Получив это письмо, мать девочки проревела всю ночь. А наутро попросила Ольгу Львовну написать дочери от ее имени, что все, в чем ее обвиняют, — правда. «Так прямо и напиши, — сказала она. — Вступай, доченька, с чистым сердцем вступай. У тебя перед комсомолом никакой вины нет, а за мать ты не ответчица. Сам товарищ Сталин сказал, что сын за отца не отвечает».
Ольга Львовна изо всех сил старалась уговорить ее не возводить на себя напраслину, не признаваться в несуществующей вине. Но та твердо стояла на своем.
— Ей жить, — сказала она. — Легкое ли это дело — девчонке знать, что мать сидит ни за что? Нет, пусть уж лучше думает, что я троцкистка.
Эта история особенно сильно меня зацепила еще и потому, что как раз в то время я задумал и даже начал уже писать книгу о Гайдаре. И мне подумалось, что Гайдар повел себя совершенно так же, как мать этой девочки. Он — так же как она — сознательно решил не говорить нам в своих книгах всю известную ему правду о той жизни, которой жила страна. И даже лгать. Но это была ложь во спасение. Совсем как эта оклеветавшая себя простая женщина, он хотел заслонить нас, защитить от знания, которое могло бы расшатать, расколоть светлый мир нашего детства. А может быть, даже и превратить нас во врагов.
Я тогда — сразу же — сказал Ольге Львовне об этом. И спросил у нее, не позволит ли она мне использовать в моей книге о Гайдаре этот ее рассказ.
Она сказала:
— Нет, я бы не хотела хоть каким-то боком в этом участвовать. Я люблю Гайдара, и мне больно, что вы хотите его разоблачать.
Разоблачать Гайдара я, конечно, не собирался: я хотел его понять. Отчасти даже оправдать. Но это уже совсем другая тема. А историю, рассказанную мне Ольгой Львовной, я вспомнил сейчас потому, что она проливает очень яркий свет на ту искаженную, уродливую реальность, в которой складывалось, формировалось мое детское сознание.
И девочка, написавшая матери в тюрьму это письмо, и мать, ответившая ей, были — нормальные люди. Обе они понимали, или лучше сказать, чувствовали, что самое страшное для нормальной человеческой психики — это расколотое, раздвоенное сознание.

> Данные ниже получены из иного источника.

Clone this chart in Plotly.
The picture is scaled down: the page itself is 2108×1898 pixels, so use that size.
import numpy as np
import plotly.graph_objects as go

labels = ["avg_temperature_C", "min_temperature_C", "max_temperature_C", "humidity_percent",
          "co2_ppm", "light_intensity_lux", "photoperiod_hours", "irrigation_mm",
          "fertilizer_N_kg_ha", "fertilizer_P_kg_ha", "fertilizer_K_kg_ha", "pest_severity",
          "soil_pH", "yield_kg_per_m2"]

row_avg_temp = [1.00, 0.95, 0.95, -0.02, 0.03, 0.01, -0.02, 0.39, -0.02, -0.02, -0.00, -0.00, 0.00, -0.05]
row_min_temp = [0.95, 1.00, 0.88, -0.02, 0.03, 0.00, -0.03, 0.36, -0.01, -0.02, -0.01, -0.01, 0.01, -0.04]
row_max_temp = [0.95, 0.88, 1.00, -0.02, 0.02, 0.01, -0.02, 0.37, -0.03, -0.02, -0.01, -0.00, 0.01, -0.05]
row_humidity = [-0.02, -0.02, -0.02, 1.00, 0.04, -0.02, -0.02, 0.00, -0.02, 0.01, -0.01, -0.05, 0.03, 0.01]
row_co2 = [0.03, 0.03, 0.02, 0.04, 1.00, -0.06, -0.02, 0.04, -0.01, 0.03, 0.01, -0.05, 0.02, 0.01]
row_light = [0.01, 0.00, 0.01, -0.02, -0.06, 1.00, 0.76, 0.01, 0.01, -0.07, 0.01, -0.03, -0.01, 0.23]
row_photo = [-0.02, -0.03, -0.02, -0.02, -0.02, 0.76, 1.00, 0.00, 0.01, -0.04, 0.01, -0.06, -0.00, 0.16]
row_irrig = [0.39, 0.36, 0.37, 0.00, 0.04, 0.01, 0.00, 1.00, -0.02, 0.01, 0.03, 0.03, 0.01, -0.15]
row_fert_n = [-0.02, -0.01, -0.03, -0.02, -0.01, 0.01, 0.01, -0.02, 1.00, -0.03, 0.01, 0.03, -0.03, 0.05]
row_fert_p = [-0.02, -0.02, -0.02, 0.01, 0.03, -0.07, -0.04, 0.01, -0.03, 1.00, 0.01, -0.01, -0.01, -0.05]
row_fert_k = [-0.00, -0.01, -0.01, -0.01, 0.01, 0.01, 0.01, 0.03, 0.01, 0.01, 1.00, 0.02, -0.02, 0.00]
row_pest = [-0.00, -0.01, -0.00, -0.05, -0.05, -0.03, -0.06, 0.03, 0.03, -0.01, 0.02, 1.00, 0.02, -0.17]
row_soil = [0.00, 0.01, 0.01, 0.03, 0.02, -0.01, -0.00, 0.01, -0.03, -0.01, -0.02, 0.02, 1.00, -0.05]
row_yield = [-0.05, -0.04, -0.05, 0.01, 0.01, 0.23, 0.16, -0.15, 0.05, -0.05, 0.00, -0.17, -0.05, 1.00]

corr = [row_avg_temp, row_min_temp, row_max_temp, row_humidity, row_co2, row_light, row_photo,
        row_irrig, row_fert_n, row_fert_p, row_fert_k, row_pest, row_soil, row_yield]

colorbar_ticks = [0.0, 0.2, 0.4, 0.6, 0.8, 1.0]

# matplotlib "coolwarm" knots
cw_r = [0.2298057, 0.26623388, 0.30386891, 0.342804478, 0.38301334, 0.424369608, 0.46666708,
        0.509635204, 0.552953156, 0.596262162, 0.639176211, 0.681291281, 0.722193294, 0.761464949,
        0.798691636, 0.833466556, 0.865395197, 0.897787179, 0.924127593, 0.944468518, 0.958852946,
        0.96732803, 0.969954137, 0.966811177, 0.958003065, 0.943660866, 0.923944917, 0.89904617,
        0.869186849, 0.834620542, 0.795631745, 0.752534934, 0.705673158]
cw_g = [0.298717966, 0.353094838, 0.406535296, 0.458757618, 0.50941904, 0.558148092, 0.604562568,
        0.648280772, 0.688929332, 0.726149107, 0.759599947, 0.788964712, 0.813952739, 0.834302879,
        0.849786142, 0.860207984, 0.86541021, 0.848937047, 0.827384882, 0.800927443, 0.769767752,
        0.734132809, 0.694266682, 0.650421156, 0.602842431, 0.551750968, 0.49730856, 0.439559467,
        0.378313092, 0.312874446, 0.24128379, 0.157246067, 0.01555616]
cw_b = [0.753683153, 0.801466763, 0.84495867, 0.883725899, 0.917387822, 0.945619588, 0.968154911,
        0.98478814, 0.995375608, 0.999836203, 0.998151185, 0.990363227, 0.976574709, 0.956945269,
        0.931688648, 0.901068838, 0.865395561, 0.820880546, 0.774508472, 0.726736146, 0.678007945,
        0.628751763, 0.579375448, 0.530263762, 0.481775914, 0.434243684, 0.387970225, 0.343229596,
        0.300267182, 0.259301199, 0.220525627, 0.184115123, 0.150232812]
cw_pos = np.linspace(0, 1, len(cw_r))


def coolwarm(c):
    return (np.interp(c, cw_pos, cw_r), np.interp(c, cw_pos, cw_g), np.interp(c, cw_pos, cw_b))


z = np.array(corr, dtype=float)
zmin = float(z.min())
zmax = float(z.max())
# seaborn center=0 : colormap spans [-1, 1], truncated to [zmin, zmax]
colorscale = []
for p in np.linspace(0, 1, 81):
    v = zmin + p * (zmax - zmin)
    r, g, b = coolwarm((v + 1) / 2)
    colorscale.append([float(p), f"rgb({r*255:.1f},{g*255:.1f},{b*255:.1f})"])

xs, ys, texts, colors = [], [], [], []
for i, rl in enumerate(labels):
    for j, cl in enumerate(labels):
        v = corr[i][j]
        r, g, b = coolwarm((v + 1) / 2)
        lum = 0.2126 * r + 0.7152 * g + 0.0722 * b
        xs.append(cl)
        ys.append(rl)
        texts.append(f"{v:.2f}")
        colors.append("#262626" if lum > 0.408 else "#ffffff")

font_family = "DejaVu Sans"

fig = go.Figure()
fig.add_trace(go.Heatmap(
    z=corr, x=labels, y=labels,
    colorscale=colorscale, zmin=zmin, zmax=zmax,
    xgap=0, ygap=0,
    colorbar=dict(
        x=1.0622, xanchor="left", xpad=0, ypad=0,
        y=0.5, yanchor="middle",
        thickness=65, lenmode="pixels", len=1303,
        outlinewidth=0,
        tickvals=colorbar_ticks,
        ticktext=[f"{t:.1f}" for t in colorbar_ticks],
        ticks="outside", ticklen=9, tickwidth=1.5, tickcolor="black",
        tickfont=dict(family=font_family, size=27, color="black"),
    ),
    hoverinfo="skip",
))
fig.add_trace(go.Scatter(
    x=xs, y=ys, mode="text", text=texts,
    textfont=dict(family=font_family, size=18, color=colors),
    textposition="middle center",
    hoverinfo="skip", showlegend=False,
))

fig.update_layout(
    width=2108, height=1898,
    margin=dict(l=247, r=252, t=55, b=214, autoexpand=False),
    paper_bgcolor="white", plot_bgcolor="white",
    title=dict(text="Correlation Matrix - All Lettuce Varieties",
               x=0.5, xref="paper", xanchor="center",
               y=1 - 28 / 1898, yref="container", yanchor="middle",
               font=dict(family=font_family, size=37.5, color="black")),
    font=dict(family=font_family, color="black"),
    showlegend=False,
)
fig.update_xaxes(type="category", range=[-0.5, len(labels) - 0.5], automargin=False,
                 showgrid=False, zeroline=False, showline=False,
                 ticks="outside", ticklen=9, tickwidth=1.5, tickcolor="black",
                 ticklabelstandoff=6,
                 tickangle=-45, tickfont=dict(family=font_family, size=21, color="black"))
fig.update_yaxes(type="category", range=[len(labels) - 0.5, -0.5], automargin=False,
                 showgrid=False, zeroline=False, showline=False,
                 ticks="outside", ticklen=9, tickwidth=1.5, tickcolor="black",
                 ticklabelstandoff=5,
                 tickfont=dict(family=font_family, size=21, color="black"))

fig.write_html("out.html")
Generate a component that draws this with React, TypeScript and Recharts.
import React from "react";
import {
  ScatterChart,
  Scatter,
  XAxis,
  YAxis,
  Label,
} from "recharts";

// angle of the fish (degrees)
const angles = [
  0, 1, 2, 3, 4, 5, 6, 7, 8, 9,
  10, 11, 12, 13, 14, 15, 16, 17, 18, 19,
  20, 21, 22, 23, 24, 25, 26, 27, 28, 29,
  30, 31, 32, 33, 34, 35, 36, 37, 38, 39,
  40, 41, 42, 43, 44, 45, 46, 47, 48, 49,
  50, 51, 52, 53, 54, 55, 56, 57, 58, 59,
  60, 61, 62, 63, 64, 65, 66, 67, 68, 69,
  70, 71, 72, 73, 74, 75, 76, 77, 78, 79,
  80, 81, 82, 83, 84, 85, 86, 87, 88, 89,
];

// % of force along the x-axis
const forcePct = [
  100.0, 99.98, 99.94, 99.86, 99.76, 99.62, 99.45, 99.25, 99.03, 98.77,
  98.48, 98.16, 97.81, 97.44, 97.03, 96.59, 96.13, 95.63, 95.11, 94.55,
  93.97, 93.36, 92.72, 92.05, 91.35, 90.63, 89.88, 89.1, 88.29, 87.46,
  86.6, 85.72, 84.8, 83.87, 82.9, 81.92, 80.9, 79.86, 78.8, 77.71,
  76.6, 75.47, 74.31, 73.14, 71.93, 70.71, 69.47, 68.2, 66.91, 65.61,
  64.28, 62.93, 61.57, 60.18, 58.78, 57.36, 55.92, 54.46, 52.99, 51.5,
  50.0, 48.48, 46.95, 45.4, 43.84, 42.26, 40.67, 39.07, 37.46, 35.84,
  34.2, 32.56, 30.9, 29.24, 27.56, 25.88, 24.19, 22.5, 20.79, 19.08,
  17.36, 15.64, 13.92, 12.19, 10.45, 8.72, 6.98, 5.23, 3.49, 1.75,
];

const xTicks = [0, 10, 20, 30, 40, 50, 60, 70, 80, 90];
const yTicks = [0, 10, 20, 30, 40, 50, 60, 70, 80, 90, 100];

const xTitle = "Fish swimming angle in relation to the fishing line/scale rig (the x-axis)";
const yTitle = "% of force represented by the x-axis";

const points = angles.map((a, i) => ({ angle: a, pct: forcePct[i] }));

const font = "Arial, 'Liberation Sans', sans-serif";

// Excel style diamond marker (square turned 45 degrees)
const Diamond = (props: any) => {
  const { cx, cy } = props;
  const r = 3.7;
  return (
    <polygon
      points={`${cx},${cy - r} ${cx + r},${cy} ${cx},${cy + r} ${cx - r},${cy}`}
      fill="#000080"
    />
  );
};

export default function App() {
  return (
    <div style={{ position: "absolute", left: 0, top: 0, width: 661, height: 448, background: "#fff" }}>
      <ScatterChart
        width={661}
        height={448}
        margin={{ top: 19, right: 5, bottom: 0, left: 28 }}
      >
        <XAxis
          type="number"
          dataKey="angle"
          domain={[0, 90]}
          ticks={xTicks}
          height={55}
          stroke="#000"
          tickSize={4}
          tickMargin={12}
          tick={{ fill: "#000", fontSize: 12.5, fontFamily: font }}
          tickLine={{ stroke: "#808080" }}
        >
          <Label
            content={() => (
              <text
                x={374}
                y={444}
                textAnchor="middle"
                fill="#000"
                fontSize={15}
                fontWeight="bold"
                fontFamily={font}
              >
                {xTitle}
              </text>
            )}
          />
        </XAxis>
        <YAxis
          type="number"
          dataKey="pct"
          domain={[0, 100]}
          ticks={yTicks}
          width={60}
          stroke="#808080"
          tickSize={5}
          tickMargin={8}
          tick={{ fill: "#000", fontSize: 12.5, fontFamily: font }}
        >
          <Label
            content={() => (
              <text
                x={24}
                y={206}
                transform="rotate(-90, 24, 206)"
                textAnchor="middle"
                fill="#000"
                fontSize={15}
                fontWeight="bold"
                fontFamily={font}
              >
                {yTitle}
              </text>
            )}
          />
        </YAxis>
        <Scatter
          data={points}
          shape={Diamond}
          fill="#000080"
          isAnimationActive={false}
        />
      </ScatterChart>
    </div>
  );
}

То, что впоследствии Оруэлл в своей знаменитой книге назовет двоемыслием.
Эмка Мандель однажды блестяще сформулировал это короткой, экспромтом родившейся в каком-то споре репликой: «Плюрализм в одной голове — это шизофрения». Это была не острота, не просто звонкая фраза или изящный фехтовальный прием. Это был точный медицинский диагноз.
Увы, этот диагноз касался нас всех. У всех у нас — во всяком случае, у большинства из нас — было именно вот такое «шизофреническое», двойное сознание.
Не избежал, кстати говоря, «плюрализма в одной голове» и сам автор этой блестящей формулы.
Незаурядный ум, а может быть, не ум, а мудрость поэтического дара открыла ему глаза гораздо раньше, чем мне. То, что я смутно чувствовал, о чем лишь догадывался, он не только осознал, но и очень рано сформулировал:
Желание «быть врагом» для человека, которому так ясно открылась истина о происходящем вокруг, было естественным. Никакой иной реакции тут, казалось бы, не могло и быть. Если, как сформулировал это для себя в шестнадцать лет мой сверстник Гена Файбусович, «у нас в стране — фашизм», — ничего другого нам не оставалось. Если и не стать врагом в полном смысле этого слова, со всеми вытекающими последствиями, — так по крайней мере осознать, что вся эта окружающая тебя советская реальность, с этими насквозь неискренними людьми, твердящими со всех трибун о мнимых, несуществующих врагах, в самой основе своей тебе враждебна.